Filter the data below for the string "matplotlib" and copy each matching line.
───── DATASET EXCERPT
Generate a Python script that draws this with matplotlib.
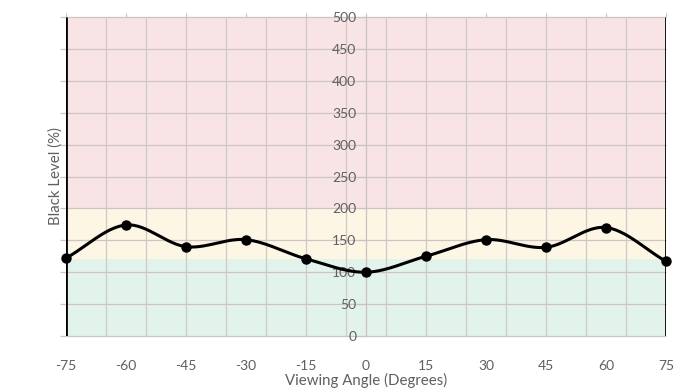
import numpy as np
import matplotlib
matplotlib.use("Agg")
import matplotlib.pyplot as plt

angles = [-75, -60, -45, -30, -15, 0, 15, 30, 45, 60, 75]
black_level = [122, 174, 140, 151, 121, 100, 125, 151, 139, 170, 117]
xticks = [-75, -60, -45, -30, -15, 0, 15, 30, 45, 60, 75]
yticks = [0, 50, 100, 150, 200, 250, 300, 350, 400, 450, 500]
xgrid = [-65, -55, -45, -35, -25, -15, -5, 5, 15, 25, 35, 45, 55, 65]
bands = [(0, 120, "#e2f3eb"), (120, 200, "#fdf6e4"), (200, 500, "#f8e4e5")]

TXT = "#5f5f5f"
plt.rcParams['font.family'] = ['Lato', 'DejaVu Sans']

def catmull_rom(x, y, n=30):
    x = np.asarray(x, float); y = np.asarray(y, float)
    px = np.concatenate([[2*x[0]-x[1]], x, [2*x[-1]-x[-2]]])
    py = np.concatenate([[2*y[0]-y[1]], y, [2*y[-1]-y[-2]]])
    xs, ys = [], []
    t = np.linspace(0, 1, n, endpoint=False)
    for i in range(1, len(px)-2):
        for p, out in ((px, xs), (py, ys)):
            p0, p1, p2, p3 = p[i-1], p[i], p[i+1], p[i+2]
            out.append(0.5*((2*p1) + (-p0+p2)*t + (2*p0-5*p1+4*p2-p3)*t**2 + (-p0+3*p1-3*p2+p3)*t**3))
    xs.append([x[-1]]); ys.append([y[-1]])
    return np.concatenate(xs), np.concatenate(ys)

fig = plt.figure(figsize=(6.92, 3.9), dpi=100)
ax = fig.add_axes([66/692, 1-336/390, 600/692, 319/390])
ax.set_xlim(-75, 75)
ax.set_ylim(0, 500)

for lo, hi, c in bands:
    ax.axhspan(lo, hi, color=c, zorder=0, lw=0)

# grid
ax.hlines(yticks, -76.5, 75, colors="#cdc5c5", lw=0.9, zorder=1, clip_on=False)
ax.vlines(xgrid, 0, 500, colors="#cfc9c9", lw=0.9, zorder=1)

# side black lines
ax.vlines([-75, 75], 0, 500, colors="black", lw=2, zorder=4)

sx, sy = catmull_rom(angles, black_level)
ax.plot(sx, sy, color="black", lw=2.2, zorder=5, clip_on=False)
ax.plot(angles, black_level, 'o', color="black", ms=6.5, zorder=6, clip_on=False)

for s in ['top', 'right', 'bottom']:
    ax.spines[s].set_visible(False)
ax.spines['left'].set_position(('data', 0))
ax.spines['left'].set_color("#c8c2c2")
ax.spines['left'].set_linewidth(0.9)
ax.spines['left'].set_zorder(1)

ax.set_yticks(yticks)
ax.set_yticklabels([str(v) for v in yticks])
ax.tick_params(axis='y', direction='out', length=6, pad=1, color="#c8c2c2",
               labelcolor=TXT, labelsize=10)
ax.set_xticks(xticks)
ax.set_xticklabels([str(v) for v in xticks])
ax.tick_params(axis='x', bottom=False, top=True, labelbottom=True, labeltop=False,
               direction='out', length=3, color="#c8c2c2", labelcolor=TXT,
               labelsize=10, pad=14)

ax.set_xlabel("Viewing Angle (Degrees)", color=TXT, fontsize=10.8, labelpad=1)
ax.set_ylabel("Black Level (%)", color=TXT, fontsize=10.8)
ax.yaxis.set_label_coords(-0.005, 0.5)

fig.savefig("out.png", dpi=100)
──────────
OUTPUT BELOW:
Generate a Python script that draws this with matplotlib.
import matplotlib
matplotlib.use("Agg")
import matplotlib.pyplot as plt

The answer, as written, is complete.